Dear Baskin Wealth Client:

I am sure you have seen recent articles in the press about Home Capital Group (“HCG”), a stock which we have owned for our clients since 2003. HCG operates as an alternative mortgage lender, and is one of the largest such firms in Canada. The company has been continuously profitable since we have owned it, and we had always admired the company’s management.

Earlier this year the Ontario Securities Commission (“OSC”) took action against the company for failing to make timely disclosure of certain events which affected its business. The OSC’s allegations were released a few days ago, and the company stock was badly hurt, falling as much as 20% in one day. As you know, if you have been a client for any length of time, we do not normally sell into a falling market, nor do we succumb to emotion-driven selling or panic. Nonetheless, we have now liquidated our position in HCG. Our clients realized about $18.11 per share.

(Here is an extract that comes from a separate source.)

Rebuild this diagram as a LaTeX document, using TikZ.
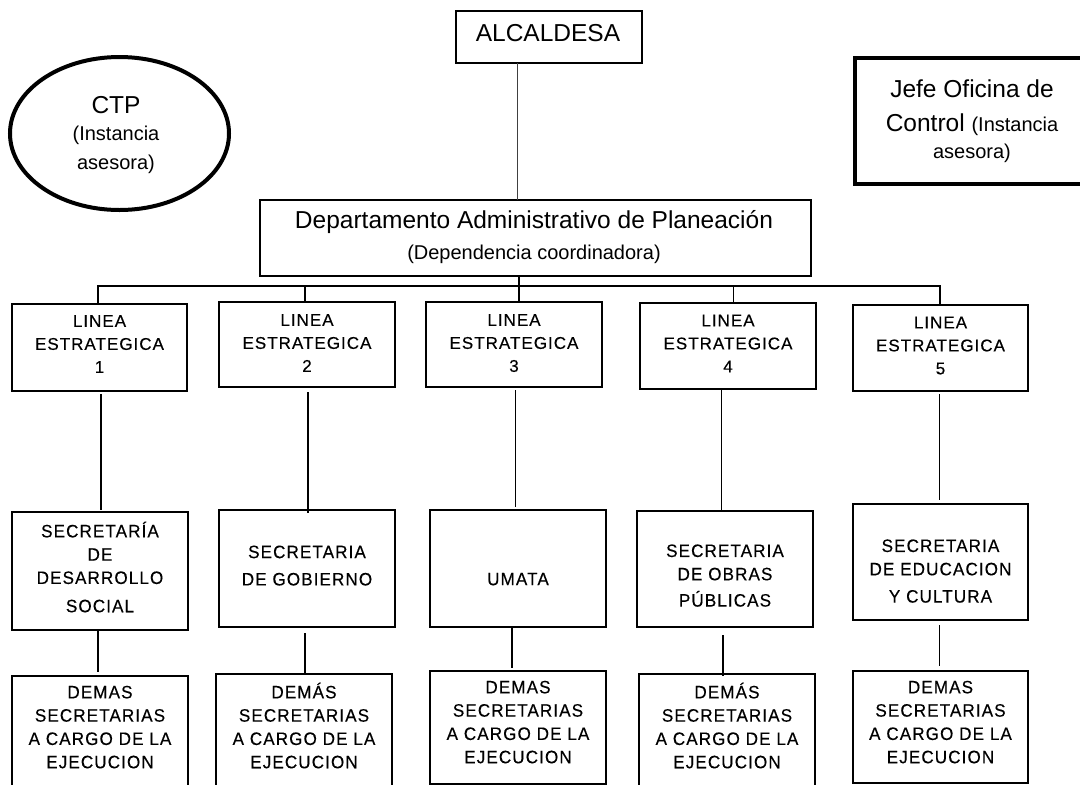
\documentclass[tikz,border=0pt]{standalone}
\usepackage{fontspec}
\usetikzlibrary{shapes.geometric}
\setmainfont{Liberation Sans}
\newfontfamily\spacedfont[LetterSpace=6,FakeBold=0.3]{Liberation Sans}
\newfontfamily\narrowfont[LetterSpace=6,FakeStretch=0.95,FakeBold=0.3]{Liberation Sans}
\begin{document}
\begin{tikzpicture}[x=1pt,y=-1pt,
  box/.style={draw, line width=1.2pt, inner sep=0pt, outer sep=0pt, anchor=north west},
  heavybox/.style={draw, line width=4pt, inner sep=0pt, outer sep=0pt, anchor=north west},
  lab/.style={inner sep=0pt, outer sep=0pt, align=center, text depth=0pt},
  lineatxt/.style={lab, font=\spacedfont\fontsize{17}{23}\selectfont},
  sectxt/.style={lab, font=\narrowfont\fontsize{18}{23.3}\selectfont},
  conn/.style={line width=1.2pt}
]
\useasboundingbox (0,0) rectangle (1080,785);
\fill[white] (0,0) rectangle (1080,785);
\clip (0,0) rectangle (1080,785);

% ---- top level
\node[box, minimum width=186pt, minimum height=52pt] (alc) at (456,11) {};
\node[lab, font=\fontsize{24.5}{28}\selectfont] (alct) at (548,33) {ALCALDESA};

\node[draw, ellipse, line width=4pt, inner sep=0pt, minimum width=219pt, minimum height=153pt] (ctp) at (119.5,133.5) {};
\node[lab, font=\fontsize{24.5}{26.4}\selectfont] (ctpt) at (116,133)
  {CTP\\{\fontsize{20}{24}\selectfont (Instancia}\\[3pt]{\fontsize{20}{24}\selectfont asesora)}};

\node[heavybox, minimum width=234pt, minimum height=126pt] (jefe) at (855,58) {};
\node[lab, font=\fontsize{24.5}{34}\selectfont] (jefet) at (972,119)
  {Jefe Oficina de\\Control {\fontsize{20}{24}\selectfont (Instancia}\\[-7.5pt]{\fontsize{20}{24}\selectfont asesora)}};

\node[box, minimum width=551pt, minimum height=76pt] (dep) at (260,200) {};
\node[lab, font=\fontsize{24.5}{30.5}\selectfont] (dept) at (534,235)
  {Departamento Administrativo de Planeación\\{\fontsize{20}{24}\selectfont (Dependencia coordinadora)}};

% ---- strategic lines
\node[box, minimum width=175pt, minimum height=87pt] (l1) at (12,304) {};
\node[box, minimum width=176pt, minimum height=85pt] (l2) at (219,302) {};
\node[box, minimum width=176pt, minimum height=85pt] (l3) at (426,302) {};
\node[box, minimum width=176pt, minimum height=86pt] (l4) at (640,303) {};
\node[box, minimum width=175pt, minimum height=86pt] (l5) at (853,305) {};
\node[lineatxt] (l1t) at (99.5,344) {LINEA\\ESTRATEGICA\\1};
\node[lineatxt] (l2t) at (307,343) {LINEA\\ESTRATEGICA\\2};
\node[lineatxt] (l3t) at (514,343) {LINEA\\ESTRATEGICA\\3};
\node[lineatxt] (l4t) at (728,343.5) {LINEA\\ESTRATEGICA\\4};
\node[lineatxt] (l5t) at (940.5,345.5) {LINEA\\ESTRATEGICA\\5};

% ---- secretarias
\node[box, minimum width=176pt, minimum height=118pt] (s1) at (12,512) {};
\node[box, minimum width=176pt, minimum height=117pt] (s2) at (219,510) {};
\node[box, minimum width=176pt, minimum height=117pt] (s3) at (430,510) {};
\node[box, minimum width=176pt, minimum height=116pt] (s4) at (637,511) {};
\node[box, minimum width=175pt, minimum height=116pt] (s5) at (853,504) {};
\node[sectxt] (s1t) at (100,567) {SECRETARÍA\\DE\\DESARROLLO\\[5pt]SOCIAL};
\node[sectxt] (s2t) at (307,565.5) {SECRETARIA\\[4pt]DE GOBIERNO};
\node[sectxt] (s3t) at (518,579) {UMATA};
\node[sectxt] (s4t) at (725,575.5) {SECRETARIA\\DE OBRAS\\[3pt]PÚBLICAS};
\node[sectxt] (s5t) at (940.5,571) {SECRETARIA\\DE EDUCACION\\[4pt]Y CULTURA};

% ---- demas secretarias
\node[box, minimum width=176pt, minimum height=130pt] (d1) at (12,676) {};
\node[box, minimum width=176pt, minimum height=130pt] (d2) at (216,674) {};
\node[box, minimum width=176pt, minimum height=113pt] (d3) at (430,671) {};
\node[box, minimum width=176pt, minimum height=130pt] (d4) at (639,674) {};
\node[box, minimum width=175pt, minimum height=112pt] (d5) at (853,671) {};
\node[sectxt] (d1t) at (100,727) {DEMAS\\SECRETARIAS\\A CARGO DE LA\\EJECUCION};
\node[sectxt] (d2t) at (304,725.5) {DEMÁS\\SECRETARIAS\\A CARGO DE LA\\EJECUCION};
\node[sectxt] (d3t) at (518,722) {DEMAS\\SECRETARIAS\\A CARGO DE LA\\EJECUCION};
\node[sectxt] (d4t) at (727,725.5) {DEMÁS\\SECRETARIAS\\A CARGO DE LA\\EJECUCION};
\node[sectxt] (d5t) at (940.5,722) {DEMAS\\SECRETARIAS\\A CARGO DE LA\\EJECUCION};

% ---- connector columns
\coordinate (ka) at (517,0);
\coordinate (kd) at (519,0);
\coordinate (bus) at (519,286);
\coordinate (t1) at (98,0);   \coordinate (t2) at (305,0);
\coordinate (t4) at (733.5,0); \coordinate (t5) at (940,0);
\coordinate (m1) at (101,0);  \coordinate (m2) at (308,0);  \coordinate (m3) at (515.5,0);
\coordinate (m4) at (721.5,0); \coordinate (m5) at (939.5,0);
\coordinate (b1) at (98,0);   \coordinate (b2) at (305,0);  \coordinate (b3) at (512,0);
\coordinate (b4) at (723,0);  \coordinate (b5) at (939.5,0);

\draw[conn, black!75, line width=1pt] (alc.south -| ka) -- (dep.north -| ka);
\draw[conn] (dep.south -| kd) -- (l3.north -| kd);
\draw[conn] (l1.north -| t1) |- (bus) -| (l5.north -| t5);
\draw[conn] (l2.north -| t2) -- (t2 |- bus);
\draw[conn] (l4.north -| t4) -- (t4 |- bus);

\draw[conn, shorten <=3pt, shorten >=2pt] (l1.south -| m1) -- (s1.north -| m1);
\draw[conn, shorten <=5pt, shorten >=-3pt] (l2.south -| m2) -- (s2.north -| m2);
\draw[conn, shorten <=3pt, shorten >=3pt] (l3.south -| m3) -- (s3.north -| m3);
\draw[conn, shorten >=1pt] (l4.south -| m4) -- (s4.north -| m4);
\draw[conn, shorten <=3pt, shorten >=4pt] (l5.south -| m5) -- (s5.north -| m5);

\draw[conn, shorten >=4pt] (s1.south -| b1) -- (d1.north -| b1);
\draw[conn, shorten <=6pt, shorten >=1pt] (s2.south -| b2) -- (d2.north -| b2);
\draw[conn, shorten >=3pt] (s3.south -| b3) -- (d3.north -| b3);
\draw[conn, shorten <=8pt, shorten >=-2pt] (s4.south -| b4) -- (d4.north -| b4);
\draw[conn, shorten <=5pt, shorten >=5pt] (s5.south -| b5) -- (d5.north -| b5);
\end{tikzpicture}
\end{document}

At the time of sale, our position in Home Capital represented about 0.7% of our clients’ total holdings with us.

Our primary reasons for this decision are our new lack of confidence in the integrity and effectiveness of company management, and the possibility of a lack of confidence in the company’s viability on the part of key financial industry players, and importantly, retail purchasers of company issued savings instruments. If the OSC allegations are true, the company was engaged in an active campaign over a period of months to deceive the investing public as to the true state of affairs at the firm. HCG denies these allegations, but to us, they have the ring of possible truth and are consistent with the facts as we understand them. Certainly, if the allegations are true, we were actively misled by management.

There is no doubt that HCG will be faced with serious challenges in the months ahead. These include class-action lawsuits which have already been launched, the replacement of key senior management, and most important, the re-establishment of a solid level of trust with both institutional and retail investors.  There is much hard work to be done, and we cannot know how it will all turn out.  Under the circumstances, we believe that the best course of action was to liquidate our holdings.

We always tell our clients that before purchasing a security, we form a mental picture of our company name on that firm’s head office. If that picture makes us queasy, we do not proceed with the investment. Sadly, as a result of the new information disclosed in the past few days, we no longer have the necessary comfort level to remain invested in this company.